Chuck Norris doesn't have good aim. His bullets just know better than to miss.
Chuck Norris changed a lightbulb...
With one hand he held the bulb, with the other he turned the house.
Chuck Norris counted to infinity… twice.
Chuck Norris once heard that nothing can kill him
So he tracked down nothing and killed it.
Chuck Norris is the only person that can punch a cyclops between the eye.
Earlier today I was wondering if it was possible to abort Chuck Norris..
..then I realized he was aborted.
Chuck Norris does not sleep. He waits.
Chuck Norris has a mug of nails instead of coffee in the morning.
This morning Chuck Norris was shot.
Check the news, The bullet is in critical condition
Chuck Norris doesn’t mow his lawn
He sits on his porch and dares it to grow.
Chuck Norris once kicked a horse in the chin. Its descendants are now known as giraffes.
Chuck Norris invented airplanes because he was tired of being the only person that could fly.
Brett Favre can throw a football over 50 yards. Chuck Norris can throw Brett Favre even further.
Chuck Norris once had a heart attack. His heart lost.
When Chuck Norris moved out, his dad became the man of the house.
What's the one office supply you never want to ask Chuck Norris to give you?
The Three-Hole Punch.
When Chuck Norris does division, there are no remainders.
M.C. Hammer learned the hard way that Chuck Norris CAN touch this.
Chuck Norris won a 10 minute race after giving his competitors a 10 minute head start.
We live in an expanding universe. All of it is trying to get away from Chuck Norris.

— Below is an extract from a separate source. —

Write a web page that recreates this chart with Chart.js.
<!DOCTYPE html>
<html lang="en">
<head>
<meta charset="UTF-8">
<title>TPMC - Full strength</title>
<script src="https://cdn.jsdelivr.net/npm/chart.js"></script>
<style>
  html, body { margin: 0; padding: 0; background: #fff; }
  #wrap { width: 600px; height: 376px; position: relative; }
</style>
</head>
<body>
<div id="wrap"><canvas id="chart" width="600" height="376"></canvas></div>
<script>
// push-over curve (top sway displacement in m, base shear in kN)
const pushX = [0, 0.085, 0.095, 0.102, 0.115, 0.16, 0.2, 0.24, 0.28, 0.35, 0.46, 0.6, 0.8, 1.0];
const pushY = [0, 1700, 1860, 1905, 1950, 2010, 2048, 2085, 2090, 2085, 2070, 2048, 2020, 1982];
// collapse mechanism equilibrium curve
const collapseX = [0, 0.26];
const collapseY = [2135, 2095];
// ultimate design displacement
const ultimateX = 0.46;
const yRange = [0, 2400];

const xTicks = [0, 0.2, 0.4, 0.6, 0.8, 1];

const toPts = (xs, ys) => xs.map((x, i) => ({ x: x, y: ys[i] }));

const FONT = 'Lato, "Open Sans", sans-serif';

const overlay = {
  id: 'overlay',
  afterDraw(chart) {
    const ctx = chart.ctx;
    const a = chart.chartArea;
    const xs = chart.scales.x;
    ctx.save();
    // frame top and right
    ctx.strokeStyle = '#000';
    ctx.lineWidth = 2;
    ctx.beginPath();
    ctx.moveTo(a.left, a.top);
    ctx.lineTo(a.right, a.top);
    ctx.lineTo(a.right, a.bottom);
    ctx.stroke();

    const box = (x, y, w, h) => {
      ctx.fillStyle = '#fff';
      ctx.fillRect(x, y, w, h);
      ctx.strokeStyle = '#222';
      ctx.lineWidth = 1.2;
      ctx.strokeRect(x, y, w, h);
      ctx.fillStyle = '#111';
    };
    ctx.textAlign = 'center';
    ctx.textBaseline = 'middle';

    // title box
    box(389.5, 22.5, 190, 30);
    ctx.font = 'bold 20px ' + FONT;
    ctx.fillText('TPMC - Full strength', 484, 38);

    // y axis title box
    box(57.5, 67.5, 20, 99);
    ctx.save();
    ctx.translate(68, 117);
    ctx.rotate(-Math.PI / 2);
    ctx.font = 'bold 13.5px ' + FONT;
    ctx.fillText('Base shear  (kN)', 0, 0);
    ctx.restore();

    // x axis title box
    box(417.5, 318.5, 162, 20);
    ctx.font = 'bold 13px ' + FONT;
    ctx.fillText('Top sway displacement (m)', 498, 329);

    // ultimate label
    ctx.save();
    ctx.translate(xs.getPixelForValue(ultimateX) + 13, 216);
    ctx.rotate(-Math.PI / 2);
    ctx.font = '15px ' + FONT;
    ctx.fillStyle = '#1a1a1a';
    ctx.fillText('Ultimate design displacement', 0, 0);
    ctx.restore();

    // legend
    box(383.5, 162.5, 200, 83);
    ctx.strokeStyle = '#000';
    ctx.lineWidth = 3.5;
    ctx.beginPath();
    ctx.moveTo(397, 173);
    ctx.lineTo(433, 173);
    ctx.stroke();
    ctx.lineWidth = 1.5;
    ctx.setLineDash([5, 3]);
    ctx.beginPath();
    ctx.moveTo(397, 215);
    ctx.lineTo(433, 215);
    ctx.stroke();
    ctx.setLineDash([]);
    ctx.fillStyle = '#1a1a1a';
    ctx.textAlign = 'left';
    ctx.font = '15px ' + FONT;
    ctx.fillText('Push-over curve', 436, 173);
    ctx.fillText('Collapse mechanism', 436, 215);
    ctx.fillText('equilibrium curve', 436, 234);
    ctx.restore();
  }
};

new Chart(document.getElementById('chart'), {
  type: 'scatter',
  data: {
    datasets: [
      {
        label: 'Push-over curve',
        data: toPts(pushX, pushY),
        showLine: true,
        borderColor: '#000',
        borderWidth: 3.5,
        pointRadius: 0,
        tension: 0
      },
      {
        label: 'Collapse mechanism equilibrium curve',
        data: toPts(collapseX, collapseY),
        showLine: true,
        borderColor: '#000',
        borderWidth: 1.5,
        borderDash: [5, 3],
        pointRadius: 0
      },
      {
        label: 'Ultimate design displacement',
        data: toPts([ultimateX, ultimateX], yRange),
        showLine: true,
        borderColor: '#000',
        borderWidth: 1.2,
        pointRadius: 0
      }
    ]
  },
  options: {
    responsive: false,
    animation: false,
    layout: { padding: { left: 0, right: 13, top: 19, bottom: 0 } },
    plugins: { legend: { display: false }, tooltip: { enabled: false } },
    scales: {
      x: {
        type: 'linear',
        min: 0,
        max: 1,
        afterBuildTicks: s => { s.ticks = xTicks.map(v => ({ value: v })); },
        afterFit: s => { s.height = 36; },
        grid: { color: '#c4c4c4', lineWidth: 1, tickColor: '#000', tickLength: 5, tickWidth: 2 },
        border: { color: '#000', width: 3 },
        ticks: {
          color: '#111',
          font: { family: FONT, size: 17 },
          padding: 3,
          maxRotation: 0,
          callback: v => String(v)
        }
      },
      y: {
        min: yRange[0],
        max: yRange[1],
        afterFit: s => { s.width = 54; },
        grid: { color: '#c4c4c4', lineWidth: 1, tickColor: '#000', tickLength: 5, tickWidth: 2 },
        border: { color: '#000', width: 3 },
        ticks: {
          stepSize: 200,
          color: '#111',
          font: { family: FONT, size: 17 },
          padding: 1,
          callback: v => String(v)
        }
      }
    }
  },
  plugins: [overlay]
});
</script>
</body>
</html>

Chuck Norris knows the last digit of Pi.
Chuck Norris can divide by zero.
Chuck Norris has a bear rug.
No it's not dead it's just too scared to move
Chuck Norris does not own a stove, oven, or microwave , because revenge is a dish best served cold.
In the Beginning there was nothing … then Chuck Norris roundhouse kicked nothing and told it to get a job.